Reward shaping is simple: goal and danger states are terminal with specified rewards; non-terminal states have a small step cost:

def get_reward(self, state):
    """
    Get the reward for being in the current state
    """
    # The state passed must be valid to start with
    assert self._inbounds(state)
    # Reward is non-zero for danger or goal
    if state == self._goal_cell:
        return self._goal_value
    elif state in self._danger_cells:
        return self._danger_value

    return -0.1 # Default reward for being in a non-terminal state

Stochasticity is optional. Deterministic transitions return a single next state with probability 1; with noise, the chosen action is followed with probability 1−noise and other actions are taken proportionally:

def get_transitions(self, state, action, deterministic=True):
    """
    Get a list of transitions as a result of attempting the action in the current state
    Each item in the list is a tuple, containing the probability of reaching that state and the state itself
    """

    # The state passed must be valid to start with
    assert self._inbounds(state)

    # Find possible next actions
    possible_actions = self.get_actions(state)

    # Selecting an action isnt noisy, meaning there is no exploration
    if not deterministic: 
        p_desired_action = 1 - self._noise
        p_undesired_action = (self._noise) / (len(possible_actions) - 1)
        # The probability of choosing a different action is (1 - probability of choosing the desired action)
        # divided by the number of undesired possible actions

        transition_list = []
        for possible_action in possible_actions:
            if possible_action == action:
                transition_list.append(
                    (self._state_from_action(state, action), p_desired_action)
                )
            else:
                transition_list.append(
                    (self._state_from_action(state, possible_action), p_undesired_action)
                )

        # Since all actions are possible, the return will always look like this:
        # [
        #     (new_state, p(new_state|action_1)), # Chosen action (passed argument)
        #     (new_state, p(new_state|action_2)), # Noisy action
        #     (new_state, p(new_state|action_3)), # Noisy action
        #     (new_state, p(new_state|action_4))  # Noisy action
        # ]
        return transition_list

    # Deterministic transition probability. The action will always take you to the next cell,
    # Unless you hit a wall, which will result in you being in the same state. Happens with p(1).
    return [(self._state_from_action(state, action), 1)]

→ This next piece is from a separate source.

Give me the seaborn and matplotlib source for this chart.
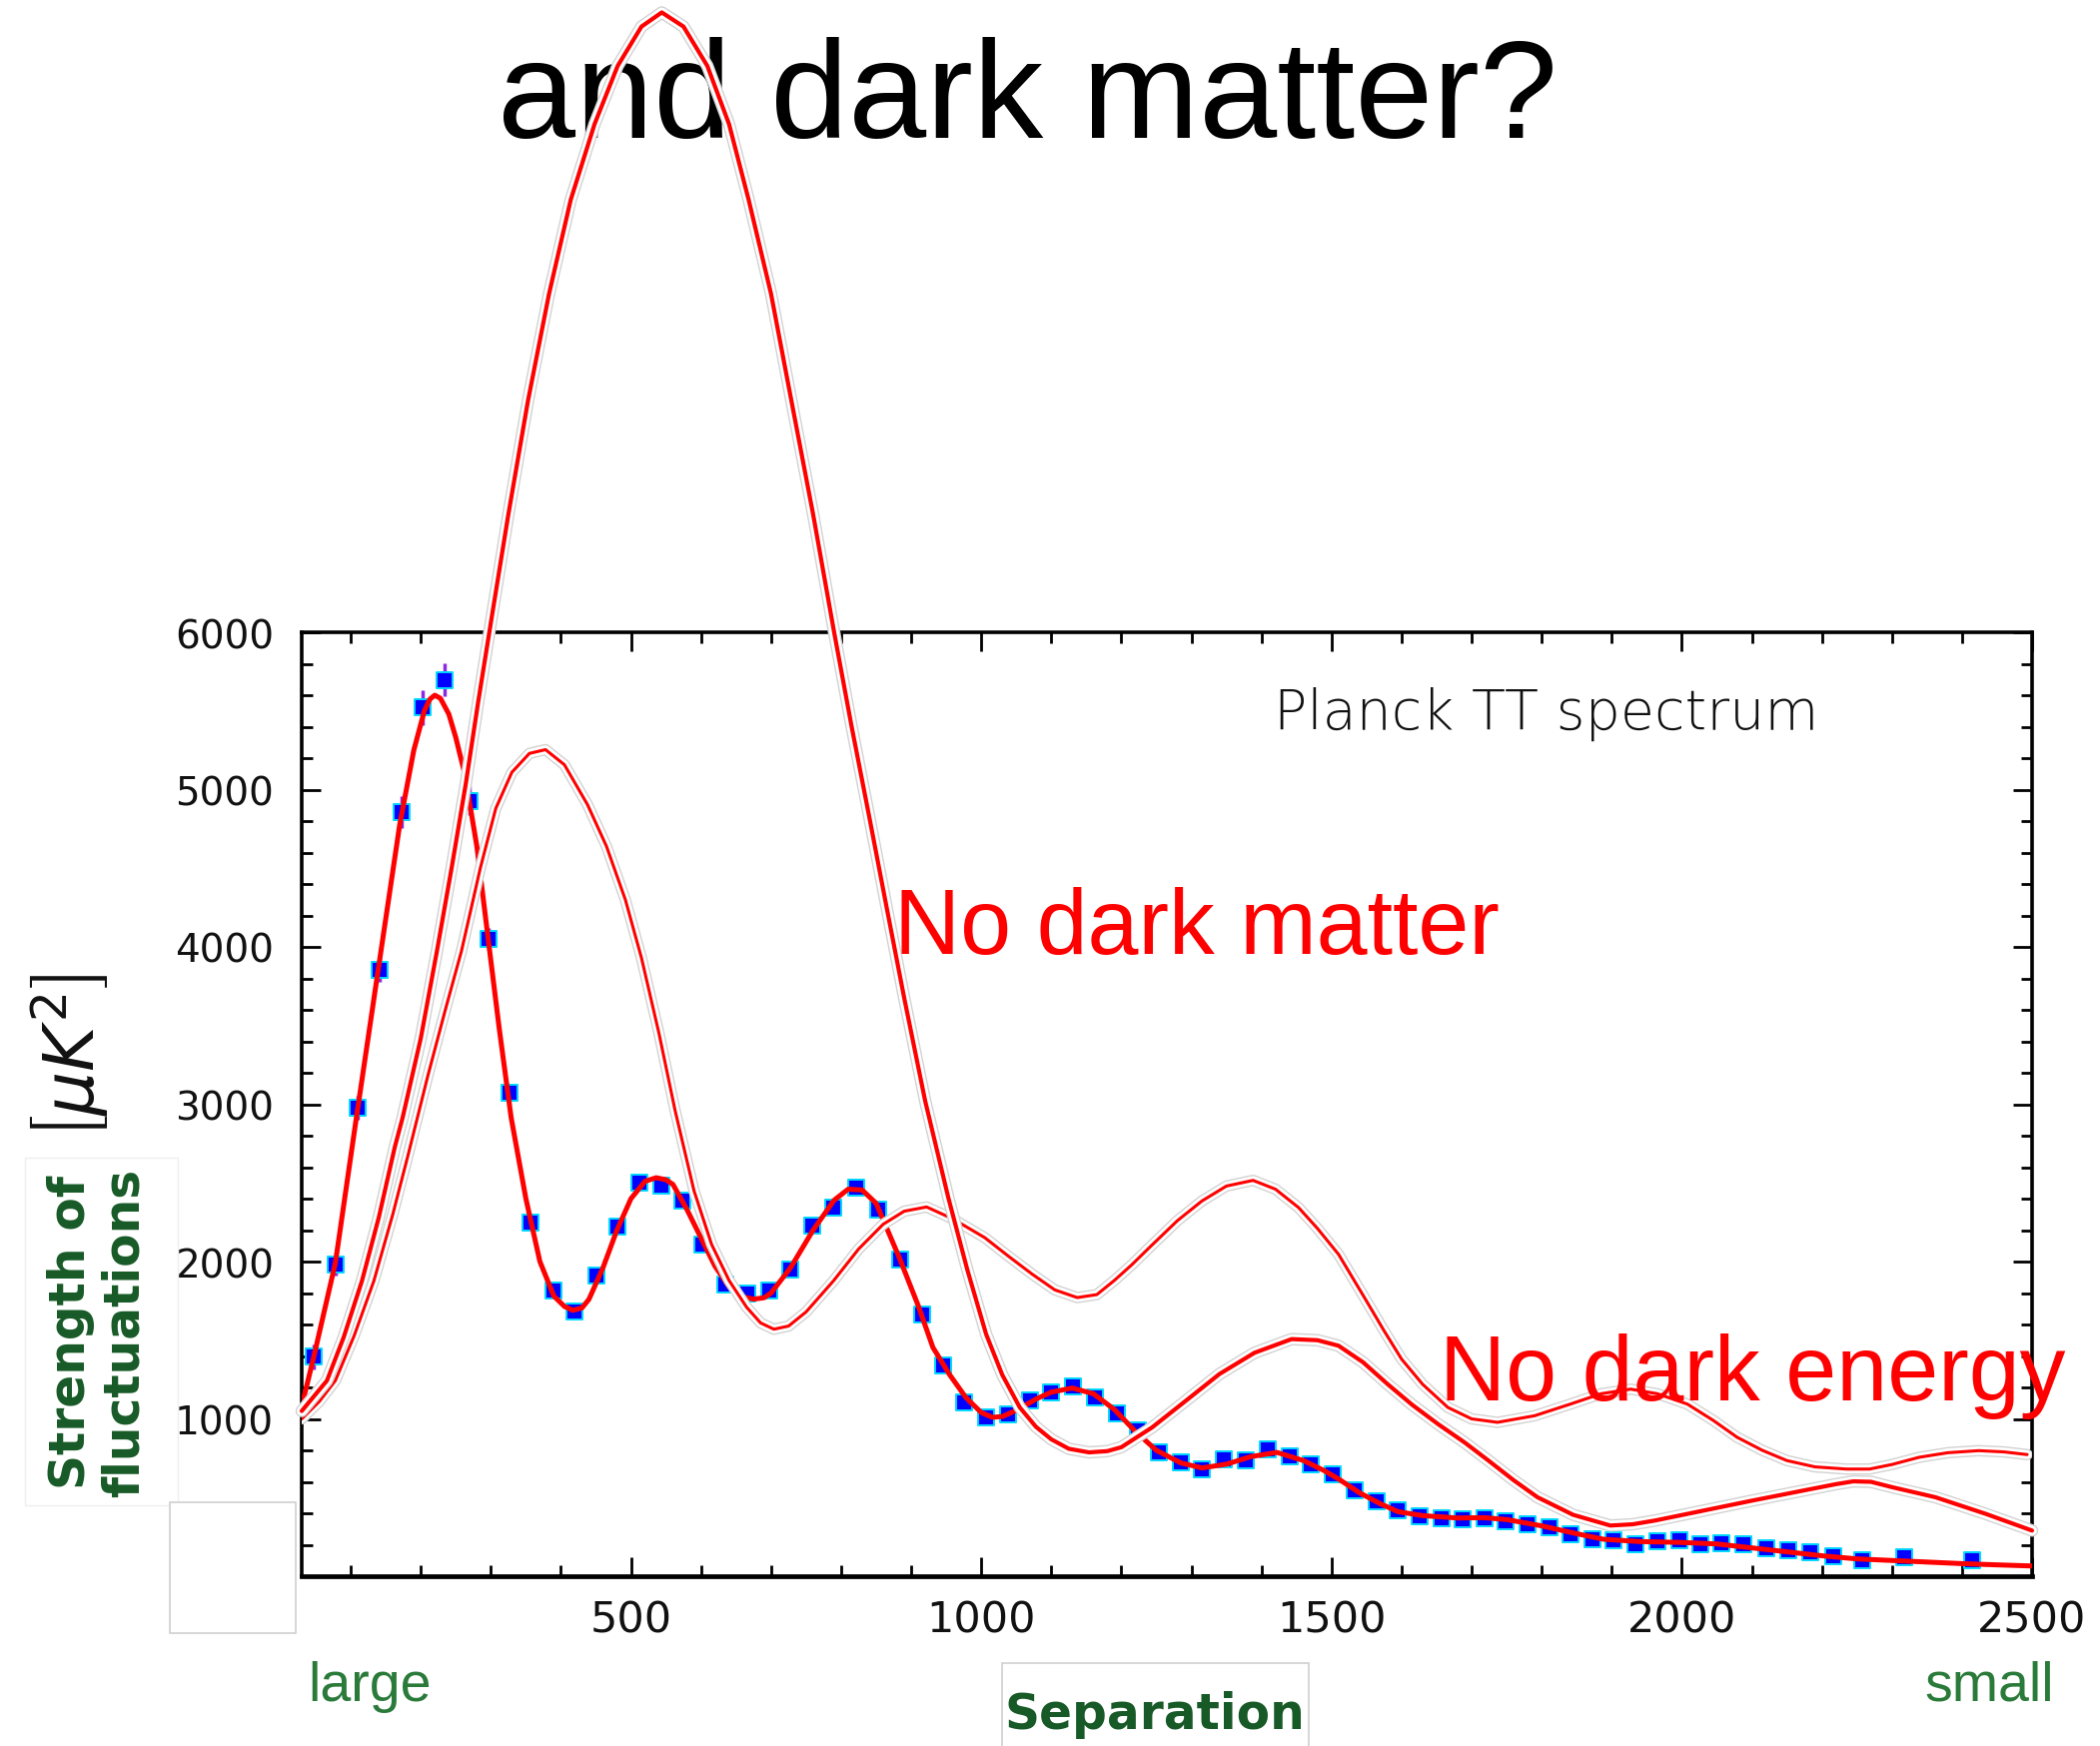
import numpy as np
import pandas as pd
import matplotlib
matplotlib.use("Agg")
import matplotlib.pyplot as plt
import matplotlib.patheffects as pe
from matplotlib.patches import Rectangle
from matplotlib.ticker import MultipleLocator, FixedLocator, FuncFormatter
from matplotlib import font_manager as fm
import seaborn as sns

# ---------------- data ----------------
# Planck binned TT points: multipole and D_l [muK^2]
ell_data = [47, 78, 110, 141, 172, 202, 234, 269, 296, 327, 357, 389, 419, 450, 481,
            512, 544, 574, 602, 634, 666, 697, 728, 759, 789, 821, 853, 884, 915, 946,
            976, 1007, 1038, 1069, 1100, 1131, 1163, 1193, 1224, 1254, 1285, 1315, 1347,
            1377, 1409, 1440, 1471, 1502, 1533, 1564, 1595, 1626, 1657, 1687, 1718, 1749,
            1780, 1811, 1841, 1872, 1903, 1934, 1965, 1996, 2026, 2057, 2088, 2121, 2152,
            2183, 2216, 2258, 2318, 2415]
dl_data = [1395, 1983, 2979, 3857, 4858, 5522, 5698, 4930, 4051, 3070, 2248, 1818, 1683,
           1909, 2222, 2502, 2480, 2389, 2110, 1856, 1797, 1814, 1951, 2231, 2343, 2470,
           2332, 2015, 1665, 1338, 1105, 1010, 1027, 1116, 1168, 1204, 1137, 1035, 925,
           787, 724, 681, 745, 738, 808, 760, 713, 650, 548, 476, 417, 379, 370, 364, 370,
           349, 332, 311, 265, 237, 227, 205, 222, 230, 205, 210, 201, 180, 167, 152, 125,
           100, 121, 100]
# error bars visible on the low-multipole points
ell_err = [47, 78, 110, 141, 172, 202, 234, 269, 296, 327]
dl_err_y = [1395, 1983, 2979, 3857, 4858, 5522, 5698, 4930, 4051, 3070]
dl_err = [80, 75, 75, 80, 100, 110, 105, 90, 70, 55]

# best-fit LCDM model
ell_fit = [30, 47, 78, 108, 140, 170, 190, 205, 213, 220, 228, 240, 250, 263, 280, 296,
           312, 329, 350, 370, 390, 405, 417, 430, 440, 460, 480, 500, 520, 536, 550, 560,
           580, 600, 620, 640, 660, 675, 690, 700, 728, 760, 790, 810, 830, 850, 883,
           910, 931, 955, 978, 1000, 1016, 1030, 1049, 1080, 1100, 1130, 1160, 1190, 1220,
           1250, 1285, 1315, 1350, 1385, 1422, 1460, 1490, 1510, 1540, 1570, 1595, 1630,
           1680, 1718, 1750, 1800, 1850, 1888, 1940, 1996, 2050, 2100, 2150, 2200, 2250,
           2300, 2350, 2400, 2450, 2500]
dl_fit = [1080, 1390, 1990, 2914, 3880, 4780, 5250, 5500, 5575, 5600, 5580, 5480, 5330,
          5094, 4640, 4057, 3480, 2914, 2400, 2000, 1780, 1715, 1690, 1705, 1760, 1960,
          2200, 2400, 2510, 2533, 2520, 2490, 2330, 2150, 1970, 1840, 1775, 1761, 1770,
          1800, 1962, 2200, 2390, 2460, 2455, 2370, 2025, 1720, 1454, 1280, 1136, 1040,
          1010, 1015, 1052, 1130, 1170, 1196, 1160, 1060, 920, 800, 720, 688, 712, 760,
          787, 735, 670, 618, 530, 460, 410, 385, 370, 372, 360, 320, 270, 235, 220, 215,
          205, 180, 155, 130, 110, 100, 90, 80, 72, 65]

# model without dark energy
ell_nde = [30, 55, 78, 105, 133, 160, 182, 210, 235, 258, 285, 307, 330, 355, 378, 405,
           438, 465, 492, 515, 540, 563, 590, 615, 640, 665, 685, 704, 725, 750, 789,
           825, 860, 890, 922, 960, 1005, 1040, 1073, 1105, 1137, 1165, 1190, 1215, 1240,
           1280, 1315, 1350, 1388, 1420, 1453, 1480, 1510, 1547, 1575, 1600, 1630, 1666,
           1700, 1737, 1790, 1841, 1885, 1927, 1965, 2008, 2045, 2079, 2115, 2150, 2190,
           2235, 2268, 2300, 2339, 2380, 2424, 2460, 2493]
dl_nde = [1000, 1110, 1243, 1530, 1877, 2300, 2680, 3180, 3600, 3973, 4502, 4880, 5110,
          5230, 5254, 5158, 4904, 4640, 4300, 3930, 3450, 2960, 2450, 2110, 1880, 1710,
          1610, 1570, 1590, 1680, 1877, 2080, 2237, 2320, 2347, 2270, 2152, 2030, 1919,
          1820, 1771, 1790, 1880, 1980, 2089, 2260, 2385, 2480, 2516, 2460, 2343, 2210,
          2046, 1771, 1560, 1380, 1220, 1073, 1000, 978, 1020, 1094, 1160, 1189, 1160,
          1094, 990, 883, 800, 735, 695, 681, 681, 710, 756, 785, 798, 790, 773]

# model without dark matter
ell_ndm = [30, 66, 90, 116, 140, 163, 174, 200, 223, 244, 264, 282, 301, 325, 353, 383,
           414, 448, 481, 515, 544, 575, 609, 640, 668, 700, 729, 760, 790, 815, 840, 865,
           890, 920, 953, 980, 1007, 1030, 1055, 1078, 1100, 1125, 1154, 1180, 1200, 1244,
           1292, 1340, 1390, 1443, 1480, 1510, 1545, 1580, 1615, 1652, 1690, 1724, 1760,
           1794, 1845, 1898, 1930, 1962, 2031, 2100, 2173, 2220, 2245, 2270, 2301, 2362,
           2434, 2500]
dl_ndm = [1050, 1243, 1520, 1877, 2280, 2730, 2914, 3420, 3973, 4502, 5031, 5560, 6089,
          6750, 7472, 8150, 8749, 9230, 9600, 9850, 9940, 9850, 9600, 9230, 8749, 8150,
          7472, 6750, 6000, 5400, 4830, 4250, 3676, 3020, 2406, 1950, 1538, 1280, 1073,
          950, 870, 810, 787, 795, 820, 946, 1115, 1285, 1420, 1507, 1500, 1465, 1360,
          1221, 1090, 967, 850, 735, 610, 502, 390, 322, 330, 354, 417, 480, 544, 585,
          603, 600, 565, 502, 396, 290]

x_major = [500, 1000, 1500, 2000, 2500]

# ---------------- styling ----------------
sns.set_theme(style="white")
plt.rcParams["font.family"] = ["DejaVu Sans"]
plt.rcParams["mathtext.fontset"] = "dejavusans"

names = {f.name for f in fm.fontManager.ttflist}
NARROW = "Liberation Sans Narrow" if "Liberation Sans Narrow" in names else "DejaVu Sans"
SANS = "Liberation Sans" if "Liberation Sans" in names else "DejaVu Sans"

W, H = 2102, 1749
fig = plt.figure(figsize=(W / 100, H / 100), dpi=100, facecolor="white")


def fx(px):
    return px / W


def fy(py):
    return 1 - py / H


ax = fig.add_axes([fx(302), fy(1579), (2034 - 302) / W, (1579 - 634) / H])
ax.set_facecolor("white")

RED = "#ff0000"
GREEN_B = "#175a27"
GREEN_L = "#2a7a3a"

# error bars + data points
ax.errorbar(ell_err, dl_err_y, yerr=dl_err, fmt="none", ecolor="#8a2be2",
            elinewidth=2.5, capsize=0, zorder=2)
sns.scatterplot(x=ell_data, y=dl_data, marker="s", s=120, color="#0000ff",
                edgecolor="#00d8ff", linewidth=1.4, ax=ax, zorder=3, legend=False)

# best fit
sns.lineplot(x=ell_fit, y=dl_fit, color=RED, lw=3.6, ax=ax, estimator=None,
             sort=False, zorder=4, legend=False)

halo = lambda lw: [pe.Stroke(linewidth=lw + 6, foreground="#d2d2d2"),
                   pe.Stroke(linewidth=lw + 4, foreground="white"),
                   pe.Normal()]

# no dark energy
sns.lineplot(x=ell_nde, y=dl_nde, color=RED, lw=2.2, ax=ax, estimator=None,
             sort=False, zorder=5, legend=False)
ax.lines[-1].set_path_effects(halo(2.2))

# no dark matter (runs past the top of the frame)
sns.lineplot(x=ell_ndm, y=dl_ndm, color=RED, lw=3.0, ax=ax, estimator=None,
             sort=False, zorder=6, legend=False)
ax.lines[-1].set_path_effects(halo(3.0))
ax.lines[-1].set_clip_on(False)

ax.set_xlim(30, 2500)
ax.set_ylim(0, 6000)
ax.set_xlabel("")
ax.set_ylabel("")

ax.xaxis.set_major_locator(FixedLocator(x_major))
ax.xaxis.set_minor_locator(MultipleLocator(100))
ax.yaxis.set_major_locator(MultipleLocator(1000))
ax.yaxis.set_minor_locator(MultipleLocator(200))
ax.yaxis.set_major_formatter(FuncFormatter(lambda v, p: "" if v == 0 else f"{int(v)}"))

ax.tick_params(which="both", direction="in", top=True, right=True,
               bottom=True, left=True, color="black", width=2)
ax.tick_params(which="major", length=14)
ax.tick_params(which="minor", length=8)
ax.tick_params(axis="y", which="major", labelsize=28, pad=20, labelcolor="#111111")
ax.tick_params(axis="x", which="major", labelsize=31, pad=16, labelcolor="#111111")
for lab in ax.get_xticklabels():
    lab.set_family(NARROW)
for lab in ax.get_yticklabels():
    lab.set_family("DejaVu Sans")

for s in ax.spines.values():
    s.set_color("black")
    s.set_linewidth(2.6)
    s.set_visible(True)
ax.spines["bottom"].set_linewidth(3.4)

# ---------------- texts ----------------
fig.text(fx(1029), fy(138), "and dark matter?", ha="center", va="baseline",
         fontsize=101, family=SANS, color="black", zorder=-1)

fig.text(fx(1275), fy(730), "Planck TT spectrum", ha="left", va="baseline",
         fontsize=40, family="DejaVu Sans", weight="light", color="#111111")

fig.text(fx(895), fy(955), "No dark matter", ha="left", va="baseline",
         fontsize=66, family=SANS, color=RED)
fig.text(fx(1441), fy(1402), "No dark energy", ha="left", va="baseline",
         fontsize=66, family=SANS, color=RED)

fig.text(fx(69), fy(1058), r"$\left[\mu K^{2}\right]$", rotation=90, ha="center",
         va="center", fontsize=50, color="#111111")

# faint slide boxes
fig.add_artist(Rectangle((fx(25), fy(1508)), (178 - 25) / W, (1508 - 1160) / H,
                         transform=fig.transFigure, fc="white", ec="#efefef", lw=1.0))
fig.add_artist(Rectangle((fx(170), fy(1636)), (296 - 170) / W, (1636 - 1505) / H,
                         transform=fig.transFigure, fc="white", ec="#cfcfcf", lw=1.2))
fig.add_artist(Rectangle((fx(1003), fy(1752)), (1310 - 1003) / W, (1752 - 1666) / H,
                         transform=fig.transFigure, fc="white", ec="#cfcfcf", lw=1.2))

fig.text(fx(98), fy(1334), "Strength of\nfluctuations", rotation=90, ha="center",
         va="center", multialignment="center", fontsize=35, weight="bold",
         family=NARROW, color=GREEN_B, linespacing=1.15, zorder=5)
fig.text(fx(1156), fy(1717), "Separation", ha="center", va="center", fontsize=35,
         weight="bold", family=NARROW, color=GREEN_B, zorder=5)
fig.text(fx(370), fy(1689), "large", ha="center", va="center", fontsize=40,
         family=SANS, color=GREEN_L)
fig.text(fx(1991), fy(1689), "small", ha="center", va="center", fontsize=40,
         family=SANS, color=GREEN_L)

fig.savefig("out.png", dpi=100, facecolor="white")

Exact Policy Evaluation via Linear System

For a uniform random policy, the Bellman equations V = R + γ P_π V are assembled into A V = b and solved directly:

def solve_linear_system(self, discount_factor=1.0):
    """
    Solve the GridWorld using a system of linear equations corresponding to:

        V^π(s) = Σ_a π(a|s) Σ_{s',r} p(s', r | s, a) [r + γ V^π(s')]

    for all non-terminal states s.

    Parameters:
    -----------
    discount_factor : float
        The discount factor (γ) for future rewards.
    """


    # Initialize matrix A to ones, vector b to solve A * V = b for the value vector V = [V(s_0), ..., V(self._num_states)].
    A = [[0.0 for _ in range(self._num_states)] for _ in range(self._num_states)]
    b = [0.0 for _ in range(self._num_states)]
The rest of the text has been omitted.